-- Supplied data --
------------------------------------------------------------------------
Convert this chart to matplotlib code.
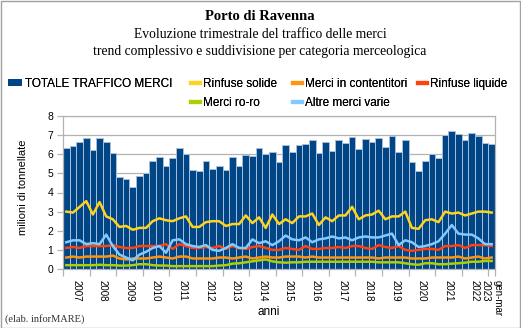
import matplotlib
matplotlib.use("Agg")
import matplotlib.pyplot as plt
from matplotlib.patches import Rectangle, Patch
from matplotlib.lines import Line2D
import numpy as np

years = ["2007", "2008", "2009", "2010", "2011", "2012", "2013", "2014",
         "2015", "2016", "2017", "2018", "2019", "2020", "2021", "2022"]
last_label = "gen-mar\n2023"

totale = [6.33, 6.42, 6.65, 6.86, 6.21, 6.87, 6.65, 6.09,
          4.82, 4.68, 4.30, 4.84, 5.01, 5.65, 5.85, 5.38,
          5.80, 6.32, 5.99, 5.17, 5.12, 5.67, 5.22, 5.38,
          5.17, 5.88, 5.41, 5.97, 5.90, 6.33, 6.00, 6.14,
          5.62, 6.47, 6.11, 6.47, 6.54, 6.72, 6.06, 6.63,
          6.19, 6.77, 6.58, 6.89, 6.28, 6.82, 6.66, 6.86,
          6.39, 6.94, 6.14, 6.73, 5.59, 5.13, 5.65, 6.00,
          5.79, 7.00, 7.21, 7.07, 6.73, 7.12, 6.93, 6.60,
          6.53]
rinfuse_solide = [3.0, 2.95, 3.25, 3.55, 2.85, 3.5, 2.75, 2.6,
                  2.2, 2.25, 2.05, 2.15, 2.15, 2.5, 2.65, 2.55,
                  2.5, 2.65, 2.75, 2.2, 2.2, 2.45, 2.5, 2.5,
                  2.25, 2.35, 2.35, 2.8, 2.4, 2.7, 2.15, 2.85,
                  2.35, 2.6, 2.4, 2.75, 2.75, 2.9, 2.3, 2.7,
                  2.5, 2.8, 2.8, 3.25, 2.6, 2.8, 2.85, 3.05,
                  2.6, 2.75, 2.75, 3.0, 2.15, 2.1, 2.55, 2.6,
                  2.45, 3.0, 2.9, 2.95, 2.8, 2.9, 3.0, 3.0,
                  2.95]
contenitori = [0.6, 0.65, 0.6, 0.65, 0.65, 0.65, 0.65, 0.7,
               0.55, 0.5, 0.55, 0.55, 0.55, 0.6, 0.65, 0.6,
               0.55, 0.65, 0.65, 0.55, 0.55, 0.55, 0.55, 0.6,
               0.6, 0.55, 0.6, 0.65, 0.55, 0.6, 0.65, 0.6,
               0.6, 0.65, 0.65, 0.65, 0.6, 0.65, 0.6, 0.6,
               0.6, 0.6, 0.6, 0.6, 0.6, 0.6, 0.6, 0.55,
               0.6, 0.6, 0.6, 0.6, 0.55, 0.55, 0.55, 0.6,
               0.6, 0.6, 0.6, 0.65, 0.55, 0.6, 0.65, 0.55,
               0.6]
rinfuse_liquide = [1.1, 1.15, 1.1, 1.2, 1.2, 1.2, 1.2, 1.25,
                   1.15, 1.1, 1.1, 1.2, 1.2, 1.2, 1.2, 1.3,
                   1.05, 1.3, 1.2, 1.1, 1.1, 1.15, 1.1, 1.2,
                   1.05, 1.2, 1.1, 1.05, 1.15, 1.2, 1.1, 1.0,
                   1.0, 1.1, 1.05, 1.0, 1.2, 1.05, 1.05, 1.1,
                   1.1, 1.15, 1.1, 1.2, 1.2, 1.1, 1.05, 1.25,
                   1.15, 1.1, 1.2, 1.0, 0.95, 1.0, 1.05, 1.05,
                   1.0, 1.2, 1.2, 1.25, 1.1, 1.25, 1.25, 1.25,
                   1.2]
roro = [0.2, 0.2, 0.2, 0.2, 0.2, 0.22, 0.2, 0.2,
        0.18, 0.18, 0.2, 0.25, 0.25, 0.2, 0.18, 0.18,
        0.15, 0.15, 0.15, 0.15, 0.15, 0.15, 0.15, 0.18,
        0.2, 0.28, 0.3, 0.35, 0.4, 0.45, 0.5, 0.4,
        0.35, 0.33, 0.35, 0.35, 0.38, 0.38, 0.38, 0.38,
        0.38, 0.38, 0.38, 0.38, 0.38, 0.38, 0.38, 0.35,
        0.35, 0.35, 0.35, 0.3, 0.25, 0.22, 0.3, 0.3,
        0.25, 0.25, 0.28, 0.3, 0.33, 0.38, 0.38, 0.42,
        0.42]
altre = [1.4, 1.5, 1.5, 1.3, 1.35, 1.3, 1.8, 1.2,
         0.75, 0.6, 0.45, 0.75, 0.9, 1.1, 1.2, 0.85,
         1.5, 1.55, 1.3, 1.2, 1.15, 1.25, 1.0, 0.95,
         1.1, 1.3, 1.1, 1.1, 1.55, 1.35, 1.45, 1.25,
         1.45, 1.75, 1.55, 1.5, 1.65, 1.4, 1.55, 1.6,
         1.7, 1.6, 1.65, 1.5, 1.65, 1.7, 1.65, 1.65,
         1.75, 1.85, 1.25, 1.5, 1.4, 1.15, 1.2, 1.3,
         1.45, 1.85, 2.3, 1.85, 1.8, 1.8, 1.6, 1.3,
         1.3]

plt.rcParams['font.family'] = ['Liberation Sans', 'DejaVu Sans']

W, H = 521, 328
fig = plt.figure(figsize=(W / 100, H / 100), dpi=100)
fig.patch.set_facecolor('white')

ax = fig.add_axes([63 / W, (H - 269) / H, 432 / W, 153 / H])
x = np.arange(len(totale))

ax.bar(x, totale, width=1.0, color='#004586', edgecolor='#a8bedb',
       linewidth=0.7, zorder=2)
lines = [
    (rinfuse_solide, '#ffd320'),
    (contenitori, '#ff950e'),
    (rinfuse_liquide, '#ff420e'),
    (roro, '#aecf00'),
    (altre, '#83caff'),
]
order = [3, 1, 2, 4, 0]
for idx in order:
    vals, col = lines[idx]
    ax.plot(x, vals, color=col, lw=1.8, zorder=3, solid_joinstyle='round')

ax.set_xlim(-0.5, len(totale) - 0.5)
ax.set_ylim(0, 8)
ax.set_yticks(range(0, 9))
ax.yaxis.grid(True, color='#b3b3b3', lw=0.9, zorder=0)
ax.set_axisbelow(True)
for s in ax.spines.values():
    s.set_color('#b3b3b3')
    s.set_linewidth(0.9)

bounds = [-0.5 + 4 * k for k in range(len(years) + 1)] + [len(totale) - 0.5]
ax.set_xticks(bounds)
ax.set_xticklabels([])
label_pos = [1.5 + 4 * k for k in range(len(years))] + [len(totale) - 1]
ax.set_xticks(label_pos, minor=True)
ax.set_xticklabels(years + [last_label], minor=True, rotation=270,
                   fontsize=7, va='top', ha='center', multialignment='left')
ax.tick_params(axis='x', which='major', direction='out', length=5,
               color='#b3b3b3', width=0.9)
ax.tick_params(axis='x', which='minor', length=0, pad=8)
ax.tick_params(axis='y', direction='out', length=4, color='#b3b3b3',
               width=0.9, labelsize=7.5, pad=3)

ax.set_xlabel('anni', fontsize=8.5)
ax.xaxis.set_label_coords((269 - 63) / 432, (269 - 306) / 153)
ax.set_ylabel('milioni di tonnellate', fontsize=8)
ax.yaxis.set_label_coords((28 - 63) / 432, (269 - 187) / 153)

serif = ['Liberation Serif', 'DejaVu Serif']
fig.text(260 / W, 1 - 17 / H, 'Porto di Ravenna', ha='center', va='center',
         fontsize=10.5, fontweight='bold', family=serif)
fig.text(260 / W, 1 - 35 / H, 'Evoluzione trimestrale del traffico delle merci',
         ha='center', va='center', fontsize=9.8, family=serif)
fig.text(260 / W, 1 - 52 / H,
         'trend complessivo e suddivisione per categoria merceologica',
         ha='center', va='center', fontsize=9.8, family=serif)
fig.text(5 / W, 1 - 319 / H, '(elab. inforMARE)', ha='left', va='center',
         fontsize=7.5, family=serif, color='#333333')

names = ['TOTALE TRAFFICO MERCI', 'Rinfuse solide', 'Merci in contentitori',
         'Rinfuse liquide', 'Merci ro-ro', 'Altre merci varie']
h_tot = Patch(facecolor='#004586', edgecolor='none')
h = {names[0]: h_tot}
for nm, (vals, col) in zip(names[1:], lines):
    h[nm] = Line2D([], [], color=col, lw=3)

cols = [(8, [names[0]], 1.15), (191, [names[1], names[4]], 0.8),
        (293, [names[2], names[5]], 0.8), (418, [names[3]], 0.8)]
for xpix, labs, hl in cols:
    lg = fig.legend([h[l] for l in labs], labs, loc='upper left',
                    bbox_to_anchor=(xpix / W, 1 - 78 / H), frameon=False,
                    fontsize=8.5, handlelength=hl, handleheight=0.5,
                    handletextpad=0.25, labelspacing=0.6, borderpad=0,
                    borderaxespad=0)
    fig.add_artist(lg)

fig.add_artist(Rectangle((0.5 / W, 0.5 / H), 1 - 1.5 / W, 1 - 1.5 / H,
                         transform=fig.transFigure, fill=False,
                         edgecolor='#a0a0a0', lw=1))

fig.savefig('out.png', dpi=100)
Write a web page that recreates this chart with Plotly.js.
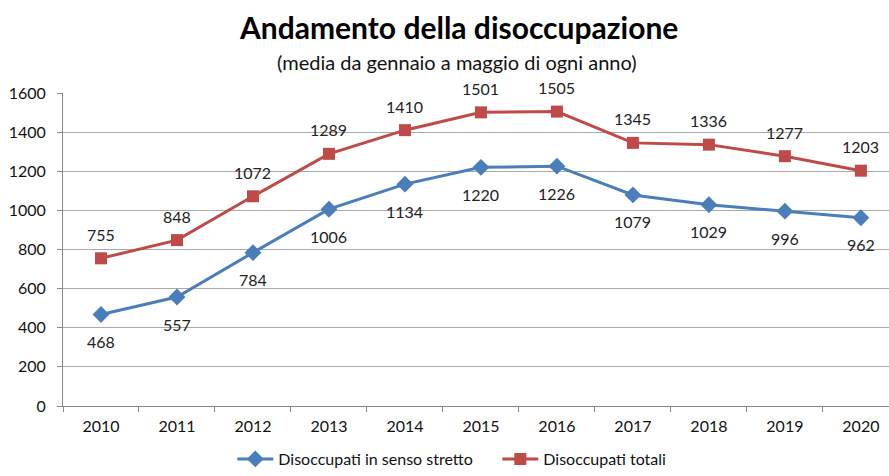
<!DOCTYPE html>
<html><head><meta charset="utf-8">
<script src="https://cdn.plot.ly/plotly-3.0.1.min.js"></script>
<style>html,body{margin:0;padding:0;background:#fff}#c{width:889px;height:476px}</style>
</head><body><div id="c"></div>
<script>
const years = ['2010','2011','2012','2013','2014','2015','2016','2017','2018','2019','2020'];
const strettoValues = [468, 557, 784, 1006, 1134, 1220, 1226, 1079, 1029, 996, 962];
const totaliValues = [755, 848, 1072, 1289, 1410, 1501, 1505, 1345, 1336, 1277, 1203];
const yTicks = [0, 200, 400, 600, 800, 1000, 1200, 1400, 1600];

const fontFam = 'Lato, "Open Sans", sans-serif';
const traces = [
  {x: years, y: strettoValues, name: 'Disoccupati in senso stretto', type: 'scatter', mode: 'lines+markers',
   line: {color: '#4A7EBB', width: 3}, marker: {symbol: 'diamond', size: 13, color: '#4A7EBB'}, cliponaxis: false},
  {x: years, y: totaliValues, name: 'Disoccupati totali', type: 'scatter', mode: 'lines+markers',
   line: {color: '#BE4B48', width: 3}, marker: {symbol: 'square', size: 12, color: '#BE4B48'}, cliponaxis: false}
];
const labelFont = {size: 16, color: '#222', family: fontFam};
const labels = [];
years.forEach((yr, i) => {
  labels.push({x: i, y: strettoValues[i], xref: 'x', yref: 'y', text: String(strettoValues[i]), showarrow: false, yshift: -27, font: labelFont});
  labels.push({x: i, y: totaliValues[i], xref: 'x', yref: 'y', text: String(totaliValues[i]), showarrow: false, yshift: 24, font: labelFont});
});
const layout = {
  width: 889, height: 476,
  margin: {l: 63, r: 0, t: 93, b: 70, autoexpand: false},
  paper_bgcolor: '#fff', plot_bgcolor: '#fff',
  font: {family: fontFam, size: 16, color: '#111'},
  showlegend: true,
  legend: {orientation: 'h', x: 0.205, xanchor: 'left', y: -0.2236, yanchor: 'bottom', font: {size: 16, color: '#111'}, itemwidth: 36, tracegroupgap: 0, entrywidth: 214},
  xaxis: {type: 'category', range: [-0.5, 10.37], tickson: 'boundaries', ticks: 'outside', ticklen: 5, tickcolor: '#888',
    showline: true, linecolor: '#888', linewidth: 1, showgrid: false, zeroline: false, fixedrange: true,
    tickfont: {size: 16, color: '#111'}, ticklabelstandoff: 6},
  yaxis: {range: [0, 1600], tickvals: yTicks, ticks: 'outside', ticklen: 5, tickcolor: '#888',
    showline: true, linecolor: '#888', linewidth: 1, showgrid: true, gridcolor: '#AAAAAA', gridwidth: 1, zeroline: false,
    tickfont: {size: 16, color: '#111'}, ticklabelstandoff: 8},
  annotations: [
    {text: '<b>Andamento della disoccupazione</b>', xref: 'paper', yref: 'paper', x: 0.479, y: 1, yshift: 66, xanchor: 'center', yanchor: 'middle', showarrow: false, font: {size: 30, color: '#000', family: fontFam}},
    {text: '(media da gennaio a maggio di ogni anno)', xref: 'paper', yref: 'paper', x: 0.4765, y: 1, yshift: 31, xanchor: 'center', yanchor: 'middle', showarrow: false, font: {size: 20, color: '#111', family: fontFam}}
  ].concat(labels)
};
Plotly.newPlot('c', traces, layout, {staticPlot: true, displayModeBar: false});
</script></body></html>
------------------------------------------------------------------------
-- Do this --
Omit all pictures and repeat exactly the lines from the one containing "Write a web" through the one containing "1200, 1400, 1600];", ends included, with nothing added.

-- Solution --
Write a web page that recreates this chart with Plotly.js.
<!DOCTYPE html>
<html><head><meta charset="utf-8">
<script src="https://cdn.plot.ly/plotly-3.0.1.min.js"></script>
<style>html,body{margin:0;padding:0;background:#fff}#c{width:889px;height:476px}</style>
</head><body><div id="c"></div>
<script>
const years = ['2010','2011','2012','2013','2014','2015','2016','2017','2018','2019','2020'];
const strettoValues = [468, 557, 784, 1006, 1134, 1220, 1226, 1079, 1029, 996, 962];
const totaliValues = [755, 848, 1072, 1289, 1410, 1501, 1505, 1345, 1336, 1277, 1203];
const yTicks = [0, 200, 400, 600, 800, 1000, 1200, 1400, 1600];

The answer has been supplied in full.